# [Information shown]
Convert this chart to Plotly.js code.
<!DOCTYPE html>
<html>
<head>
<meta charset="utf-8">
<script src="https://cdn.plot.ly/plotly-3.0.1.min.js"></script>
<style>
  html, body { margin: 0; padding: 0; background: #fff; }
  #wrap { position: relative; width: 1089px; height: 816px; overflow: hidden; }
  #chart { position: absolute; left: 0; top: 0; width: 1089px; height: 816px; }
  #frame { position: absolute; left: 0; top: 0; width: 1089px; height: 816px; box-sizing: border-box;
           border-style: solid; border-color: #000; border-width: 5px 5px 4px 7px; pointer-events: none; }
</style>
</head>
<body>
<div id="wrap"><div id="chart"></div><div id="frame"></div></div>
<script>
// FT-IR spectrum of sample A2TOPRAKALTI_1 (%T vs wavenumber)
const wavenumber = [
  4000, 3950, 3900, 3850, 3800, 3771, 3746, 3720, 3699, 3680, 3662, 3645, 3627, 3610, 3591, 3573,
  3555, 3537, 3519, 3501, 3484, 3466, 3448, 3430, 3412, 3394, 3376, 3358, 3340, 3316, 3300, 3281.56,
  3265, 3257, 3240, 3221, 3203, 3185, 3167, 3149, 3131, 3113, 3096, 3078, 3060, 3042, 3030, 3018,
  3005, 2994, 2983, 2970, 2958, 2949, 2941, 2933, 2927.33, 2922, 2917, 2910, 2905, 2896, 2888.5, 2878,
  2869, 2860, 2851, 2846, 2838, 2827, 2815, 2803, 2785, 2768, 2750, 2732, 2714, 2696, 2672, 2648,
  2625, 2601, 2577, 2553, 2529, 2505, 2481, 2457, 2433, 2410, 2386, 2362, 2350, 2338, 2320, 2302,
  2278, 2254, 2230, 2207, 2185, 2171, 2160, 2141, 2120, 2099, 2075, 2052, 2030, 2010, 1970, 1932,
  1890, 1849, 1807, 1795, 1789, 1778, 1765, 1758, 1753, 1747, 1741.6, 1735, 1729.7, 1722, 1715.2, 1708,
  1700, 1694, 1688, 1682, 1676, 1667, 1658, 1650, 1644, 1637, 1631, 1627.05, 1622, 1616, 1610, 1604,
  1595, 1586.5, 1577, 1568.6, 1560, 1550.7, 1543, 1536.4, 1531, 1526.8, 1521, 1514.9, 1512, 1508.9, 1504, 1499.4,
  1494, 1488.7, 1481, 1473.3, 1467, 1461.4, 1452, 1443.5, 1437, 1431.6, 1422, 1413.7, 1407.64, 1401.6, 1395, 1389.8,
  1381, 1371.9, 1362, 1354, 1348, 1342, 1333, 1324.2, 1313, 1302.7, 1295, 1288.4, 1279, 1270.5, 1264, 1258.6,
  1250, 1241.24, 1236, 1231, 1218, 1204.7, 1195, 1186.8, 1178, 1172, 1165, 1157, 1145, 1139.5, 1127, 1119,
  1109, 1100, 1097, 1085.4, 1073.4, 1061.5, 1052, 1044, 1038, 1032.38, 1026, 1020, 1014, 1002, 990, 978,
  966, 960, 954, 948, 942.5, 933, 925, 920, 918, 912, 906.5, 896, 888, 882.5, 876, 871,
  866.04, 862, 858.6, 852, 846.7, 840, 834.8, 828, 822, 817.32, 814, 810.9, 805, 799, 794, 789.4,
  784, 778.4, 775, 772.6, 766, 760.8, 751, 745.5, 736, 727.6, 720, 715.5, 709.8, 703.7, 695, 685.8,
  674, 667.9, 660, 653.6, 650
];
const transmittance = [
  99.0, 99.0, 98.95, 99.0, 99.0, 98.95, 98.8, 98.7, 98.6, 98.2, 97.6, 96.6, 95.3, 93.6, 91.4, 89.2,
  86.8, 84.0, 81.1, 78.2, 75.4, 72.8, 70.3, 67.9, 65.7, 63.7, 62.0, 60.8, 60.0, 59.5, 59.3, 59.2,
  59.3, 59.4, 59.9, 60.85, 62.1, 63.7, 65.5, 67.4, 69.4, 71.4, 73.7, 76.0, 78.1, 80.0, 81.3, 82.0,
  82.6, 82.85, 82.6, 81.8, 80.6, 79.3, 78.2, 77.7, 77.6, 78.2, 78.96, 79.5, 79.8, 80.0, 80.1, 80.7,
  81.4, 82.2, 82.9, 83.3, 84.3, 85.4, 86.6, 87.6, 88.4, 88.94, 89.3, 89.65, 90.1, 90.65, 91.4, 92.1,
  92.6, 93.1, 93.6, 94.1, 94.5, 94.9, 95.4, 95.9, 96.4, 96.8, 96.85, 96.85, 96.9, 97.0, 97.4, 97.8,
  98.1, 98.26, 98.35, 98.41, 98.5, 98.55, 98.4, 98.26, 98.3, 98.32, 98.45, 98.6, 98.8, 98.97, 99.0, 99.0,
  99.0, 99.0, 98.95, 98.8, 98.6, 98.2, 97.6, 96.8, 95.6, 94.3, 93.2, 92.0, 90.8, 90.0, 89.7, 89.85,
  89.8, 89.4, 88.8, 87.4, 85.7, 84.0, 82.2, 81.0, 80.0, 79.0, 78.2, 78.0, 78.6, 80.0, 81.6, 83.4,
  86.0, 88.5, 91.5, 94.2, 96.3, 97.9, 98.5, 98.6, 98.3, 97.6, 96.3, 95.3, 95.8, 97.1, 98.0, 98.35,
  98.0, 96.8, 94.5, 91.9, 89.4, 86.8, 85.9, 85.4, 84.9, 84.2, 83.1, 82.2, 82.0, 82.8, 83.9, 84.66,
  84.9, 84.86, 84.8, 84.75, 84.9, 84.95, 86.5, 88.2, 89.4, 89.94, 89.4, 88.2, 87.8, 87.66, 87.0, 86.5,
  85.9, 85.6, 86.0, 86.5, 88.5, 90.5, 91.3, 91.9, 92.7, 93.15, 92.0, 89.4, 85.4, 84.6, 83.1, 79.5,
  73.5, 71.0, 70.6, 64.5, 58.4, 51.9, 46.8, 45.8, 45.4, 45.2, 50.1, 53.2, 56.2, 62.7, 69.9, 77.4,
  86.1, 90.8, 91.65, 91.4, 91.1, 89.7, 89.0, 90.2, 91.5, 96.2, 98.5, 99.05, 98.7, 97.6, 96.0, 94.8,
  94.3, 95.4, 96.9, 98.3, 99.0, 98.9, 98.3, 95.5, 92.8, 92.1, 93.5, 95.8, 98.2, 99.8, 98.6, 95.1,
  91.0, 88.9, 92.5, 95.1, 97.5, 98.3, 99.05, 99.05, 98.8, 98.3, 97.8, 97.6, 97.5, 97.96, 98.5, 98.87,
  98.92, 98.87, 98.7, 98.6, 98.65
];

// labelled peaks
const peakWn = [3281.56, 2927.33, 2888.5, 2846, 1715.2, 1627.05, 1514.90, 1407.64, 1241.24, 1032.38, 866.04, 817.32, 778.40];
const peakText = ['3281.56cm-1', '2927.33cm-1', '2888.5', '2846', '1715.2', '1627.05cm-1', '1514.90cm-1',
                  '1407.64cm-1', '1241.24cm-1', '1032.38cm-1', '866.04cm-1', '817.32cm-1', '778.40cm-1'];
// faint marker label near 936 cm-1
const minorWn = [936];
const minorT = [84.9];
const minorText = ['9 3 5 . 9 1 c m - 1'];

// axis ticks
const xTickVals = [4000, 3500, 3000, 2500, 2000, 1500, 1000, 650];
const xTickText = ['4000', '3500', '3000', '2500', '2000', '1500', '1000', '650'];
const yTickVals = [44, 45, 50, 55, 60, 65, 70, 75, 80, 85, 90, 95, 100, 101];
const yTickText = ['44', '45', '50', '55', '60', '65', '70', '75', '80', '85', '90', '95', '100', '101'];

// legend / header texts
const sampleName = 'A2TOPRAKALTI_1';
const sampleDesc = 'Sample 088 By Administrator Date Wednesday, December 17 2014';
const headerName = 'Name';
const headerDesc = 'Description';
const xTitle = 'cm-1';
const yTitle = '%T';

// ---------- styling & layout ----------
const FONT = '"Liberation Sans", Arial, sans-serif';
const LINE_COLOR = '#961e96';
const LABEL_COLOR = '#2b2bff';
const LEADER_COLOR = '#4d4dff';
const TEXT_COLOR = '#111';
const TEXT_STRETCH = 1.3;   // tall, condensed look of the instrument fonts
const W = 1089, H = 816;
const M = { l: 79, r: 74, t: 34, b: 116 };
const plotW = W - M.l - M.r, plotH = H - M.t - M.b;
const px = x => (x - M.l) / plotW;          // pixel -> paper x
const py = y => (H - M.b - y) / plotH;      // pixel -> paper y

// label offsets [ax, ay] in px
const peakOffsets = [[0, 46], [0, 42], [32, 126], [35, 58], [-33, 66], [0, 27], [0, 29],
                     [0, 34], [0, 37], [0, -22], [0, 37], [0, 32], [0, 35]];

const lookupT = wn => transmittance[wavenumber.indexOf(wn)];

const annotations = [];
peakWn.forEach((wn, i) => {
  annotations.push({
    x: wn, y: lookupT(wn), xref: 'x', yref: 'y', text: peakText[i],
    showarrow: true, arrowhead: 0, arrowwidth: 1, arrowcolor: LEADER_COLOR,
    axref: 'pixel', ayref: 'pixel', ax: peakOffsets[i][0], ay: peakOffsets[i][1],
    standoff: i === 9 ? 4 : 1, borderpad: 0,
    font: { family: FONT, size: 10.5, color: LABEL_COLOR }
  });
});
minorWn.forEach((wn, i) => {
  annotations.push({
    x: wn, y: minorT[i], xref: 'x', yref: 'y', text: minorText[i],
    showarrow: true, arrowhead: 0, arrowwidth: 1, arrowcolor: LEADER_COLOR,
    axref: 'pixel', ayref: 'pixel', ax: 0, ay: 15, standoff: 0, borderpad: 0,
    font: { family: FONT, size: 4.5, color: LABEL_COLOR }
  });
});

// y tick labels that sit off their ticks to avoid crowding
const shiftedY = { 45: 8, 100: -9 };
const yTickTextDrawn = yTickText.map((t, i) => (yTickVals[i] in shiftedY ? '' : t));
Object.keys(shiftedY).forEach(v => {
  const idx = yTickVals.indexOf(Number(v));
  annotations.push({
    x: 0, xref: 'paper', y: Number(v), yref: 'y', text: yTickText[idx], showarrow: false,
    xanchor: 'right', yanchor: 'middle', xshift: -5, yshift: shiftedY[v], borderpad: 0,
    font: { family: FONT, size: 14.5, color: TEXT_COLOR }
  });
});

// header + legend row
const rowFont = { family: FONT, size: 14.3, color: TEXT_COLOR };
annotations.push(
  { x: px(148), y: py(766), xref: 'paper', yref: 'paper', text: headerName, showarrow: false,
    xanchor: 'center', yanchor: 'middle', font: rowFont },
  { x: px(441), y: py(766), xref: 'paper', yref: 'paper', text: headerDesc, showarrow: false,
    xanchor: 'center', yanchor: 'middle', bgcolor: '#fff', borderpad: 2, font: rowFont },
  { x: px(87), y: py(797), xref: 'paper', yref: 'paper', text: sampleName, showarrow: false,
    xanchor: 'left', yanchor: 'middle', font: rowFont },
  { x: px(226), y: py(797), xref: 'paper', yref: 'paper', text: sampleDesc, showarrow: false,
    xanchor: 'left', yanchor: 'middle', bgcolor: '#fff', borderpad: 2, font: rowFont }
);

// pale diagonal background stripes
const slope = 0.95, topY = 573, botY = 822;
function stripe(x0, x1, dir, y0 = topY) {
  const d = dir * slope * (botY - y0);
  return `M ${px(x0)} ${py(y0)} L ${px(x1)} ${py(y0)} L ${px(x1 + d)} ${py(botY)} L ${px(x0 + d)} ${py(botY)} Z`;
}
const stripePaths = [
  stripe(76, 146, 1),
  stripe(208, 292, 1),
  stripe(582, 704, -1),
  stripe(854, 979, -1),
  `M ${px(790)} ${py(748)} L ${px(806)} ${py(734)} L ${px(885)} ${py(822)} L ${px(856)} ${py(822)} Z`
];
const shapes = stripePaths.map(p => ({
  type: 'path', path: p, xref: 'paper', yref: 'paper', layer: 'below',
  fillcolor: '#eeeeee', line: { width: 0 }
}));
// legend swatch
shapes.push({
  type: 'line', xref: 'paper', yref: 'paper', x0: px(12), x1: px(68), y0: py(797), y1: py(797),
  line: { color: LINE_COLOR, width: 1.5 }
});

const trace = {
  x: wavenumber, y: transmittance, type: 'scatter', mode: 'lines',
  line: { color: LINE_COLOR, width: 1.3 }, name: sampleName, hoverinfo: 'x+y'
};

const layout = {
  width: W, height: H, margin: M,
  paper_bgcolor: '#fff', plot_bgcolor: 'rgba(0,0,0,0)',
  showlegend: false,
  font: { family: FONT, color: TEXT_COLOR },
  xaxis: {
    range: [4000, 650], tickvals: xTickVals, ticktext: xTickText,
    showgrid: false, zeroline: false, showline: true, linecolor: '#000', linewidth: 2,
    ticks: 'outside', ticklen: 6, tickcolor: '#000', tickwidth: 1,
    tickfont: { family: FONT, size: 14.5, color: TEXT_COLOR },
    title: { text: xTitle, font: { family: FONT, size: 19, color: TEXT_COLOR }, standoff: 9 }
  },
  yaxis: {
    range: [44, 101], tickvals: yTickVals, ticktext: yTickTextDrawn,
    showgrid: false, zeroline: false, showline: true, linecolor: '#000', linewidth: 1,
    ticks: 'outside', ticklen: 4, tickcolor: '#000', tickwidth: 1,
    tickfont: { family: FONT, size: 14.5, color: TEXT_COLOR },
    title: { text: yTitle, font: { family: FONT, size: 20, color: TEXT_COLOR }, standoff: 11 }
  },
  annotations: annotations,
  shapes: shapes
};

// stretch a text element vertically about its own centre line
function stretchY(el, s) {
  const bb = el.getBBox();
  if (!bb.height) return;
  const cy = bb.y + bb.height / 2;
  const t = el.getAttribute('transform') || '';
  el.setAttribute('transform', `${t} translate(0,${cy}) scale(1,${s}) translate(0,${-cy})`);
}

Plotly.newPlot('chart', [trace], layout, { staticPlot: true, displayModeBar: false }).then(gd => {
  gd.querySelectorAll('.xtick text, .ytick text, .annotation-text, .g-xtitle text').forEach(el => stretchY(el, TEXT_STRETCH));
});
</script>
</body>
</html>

# [Task to complete]
Count each line of the data where the word "chart" appears, then reply with the total only.

# [In response]
4